How was that was possible? “Just good luck or incredibly good and evasive flying?”

I didn’t think John McCain went down alone. Dave explained. “Nixon tried several different bombing strategies, perhaps politically motivated, during the course of the war. He bombed the bleep out of the North, took a couple of years off and then bombed the bleep out of them again. In the end, the strategies didn’t work. I was fortunate to be there when North Vietnamese airspace was off limits. We had to cross right over the DMZ to our eastern targets. Most of the losses occurred when the bombing campaigns were hitting the North.”

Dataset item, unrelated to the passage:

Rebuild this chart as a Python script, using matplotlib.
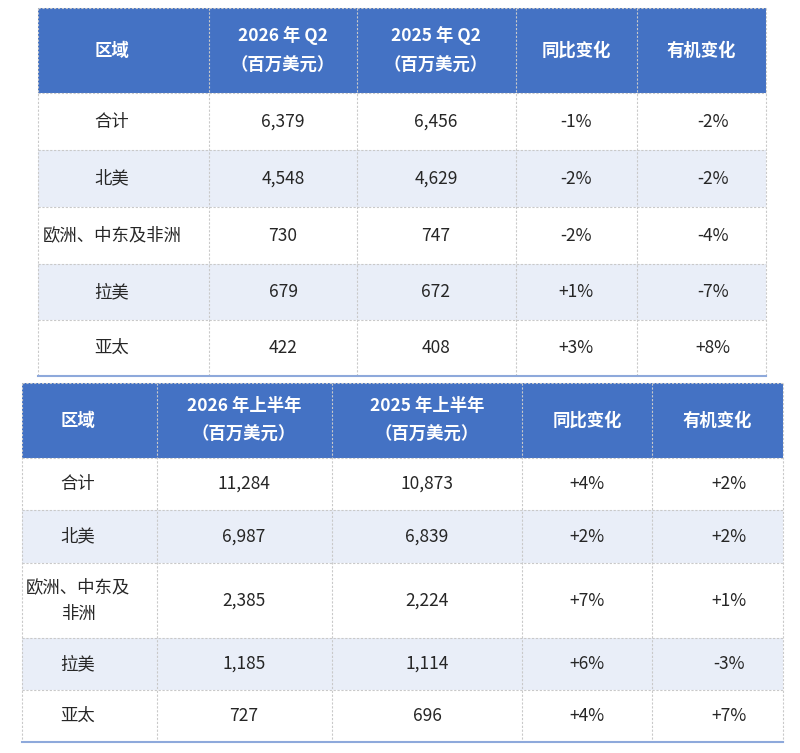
import matplotlib.pyplot as plt
from matplotlib.patches import Rectangle

plt.rcParams['font.family'] = ['Noto Sans CJK SC', 'DejaVu Sans']

# data
regions = ["合计", "北美", "欧洲、中东及非洲", "拉美", "亚太"]
regions_h1 = ["合计", "北美", "欧洲、中东及\n非洲", "拉美", "亚太"]

q2_headers = ["区域", "2026 年 Q2\n（百万美元）", "2025 年 Q2\n（百万美元）", "同比变化", "有机变化"]
q2_2026 = ["6,379", "4,548", "730", "679", "422"]
q2_2025 = ["6,456", "4,629", "747", "672", "408"]
q2_yoy = ["-1%", "-2%", "-2%", "+1%", "+3%"]
q2_organic = ["-2%", "-2%", "-4%", "-7%", "+8%"]

h1_headers = ["区域", "2026 年上半年\n（百万美元）", "2025 年上半年\n（百万美元）", "同比变化", "有机变化"]
h1_2026 = ["11,284", "6,987", "2,385", "1,185", "727"]
h1_2025 = ["10,873", "6,839", "2,224", "1,114", "696"]
h1_yoy = ["+4%", "+2%", "+7%", "+6%", "+4%"]
h1_organic = ["+2%", "+2%", "+1%", "-3%", "+7%"]

HEADER_BLUE = "#4472C4"
STRIPE = "#E9EEF8"
GRID = "#C9C9C9"
EDGE = "#8EA9DB"
TEXT = "#262626"


def draw_table(ax, headers, columns, col_x, row_y, head_x, text_x):
    # header band
    ax.add_patch(Rectangle((col_x[0], row_y[0]), col_x[-1] - col_x[0], row_y[1] - row_y[0],
                           facecolor=HEADER_BLUE, edgecolor="none"))
    n_rows = len(columns[0])
    for r in range(n_rows):
        y0, y1 = row_y[r + 1], row_y[r + 2]
        if r % 2 == 1:
            ax.add_patch(Rectangle((col_x[0], y0), col_x[-1] - col_x[0], y1 - y0,
                                   facecolor=STRIPE, edgecolor="none"))
    # dashed grid
    for x in col_x:
        ax.plot([x, x], [row_y[0], row_y[-1]], color=GRID, lw=0.8, ls=(0, (2, 1.5)))
    for y in row_y[:-1]:
        ax.plot([col_x[0], col_x[-1]], [y, y], color=GRID, lw=0.8, ls=(0, (2, 1.5)))
    ax.plot([col_x[0], col_x[-1]], [row_y[-1], row_y[-1]], color=EDGE, lw=1.5)

    for c, h in enumerate(headers):
        ax.text(head_x[c], (row_y[0] + row_y[1]) / 2, h, color="white", fontsize=12.5,
                fontweight="bold", ha="center", va="center", linespacing=1.8)
    for c, col in enumerate(columns):
        for r, v in enumerate(col):
            ax.text(text_x[c], (row_y[r + 1] + row_y[r + 2]) / 2, v, color=TEXT,
                    fontsize=12.5, ha="center", va="center", linespacing=1.6)


fig = plt.figure(figsize=(8, 7.53), dpi=100)
ax = fig.add_axes([0, 0, 1, 1])
ax.set_xlim(0, 800)
ax.set_ylim(753, 0)
ax.axis("off")

draw_table(ax, q2_headers, [regions, q2_2026, q2_2025, q2_yoy, q2_organic],
           col_x=[38, 209, 357, 516, 637, 766],
           row_y=[8, 93, 150, 207, 264, 320, 376],
           head_x=[112, 283, 436, 576, 701],
           text_x=[112, 283, 436, 576, 713])

draw_table(ax, h1_headers, [regions_h1, h1_2026, h1_2025, h1_yoy, h1_organic],
           col_x=[22, 157, 332, 522, 652, 783],
           row_y=[383, 458, 510, 563, 638, 690, 742],
           head_x=[78, 244, 427, 587, 717],
           text_x=[78, 244, 427, 587, 729])

fig.savefig("out.png", dpi=100, facecolor="white")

When I asked what the combat missions were like, I sensed what appeared to be a little adrenaline rush. “We were either given specific targets, like suspected convoys, troop concentrations, or fuel and ammo depots or the freedom to hunt for trucks in daylight or lights on the trail at night. The best proof of a productive hit (destructive from the other perspective) were secondary explosions.” Dave liked the sport of the hunt best. They could not return with any of their 22 bombs on board and had to drop them somewhere, no matter what. “We usually unloaded the extras on Xepon, because they were always shooting at us when we flew over.” I wondered about the cost of destroying perhaps a truck but that was the asymmetrical nature of the war. AK47’s in the jungle held their own against the most powerful weapons in the world. Dave couldn’t worry about that. He was doing what he was trained and ordered to do. In September of 1970, Dave was transferred to Kingsville, Texas, as a training officer. He met Susan and they married in February. After two years, he took what he refers to as “one of the best billets ever” — a squadron command at Subic Bay, in the Philippines. He had 13 officers, 120 enlisted men, three S2’s and nine A4’s under his command. He enjoyed the assignment for 30 months.

His last assignment was back in Southern California, at the Pacific Missile Center, where he was a key player in the development and testing of the Tomahawk cruise missile, maybe the most lethal arrow in our quiver today. Dave launched the first Tomahawk from an A6 in 1976. He plotted the 800-mile route for the sea-launched tests off San Clemente Island to the target in Utah. He escorted the test flights in his chase plane. He gave me a video to watch, produced by General Dynamics. Dave is there and it is his voice transmitting from the plane videoing the missile in flight. In 1976, Susan and Dave returned to build their dream house on the 7 1/2 acres that they bought in 1972. Like his father, he got homesick. He lost Susan to cancer in 2000. He and Mary found each other three years later. In 2011, Dave was honored as a Wright Brothers Master Pilot. There have only been 2,835 awarded out of the 600,000 that have flown. Fifty years of flawless flying is a lofty bar to fly over.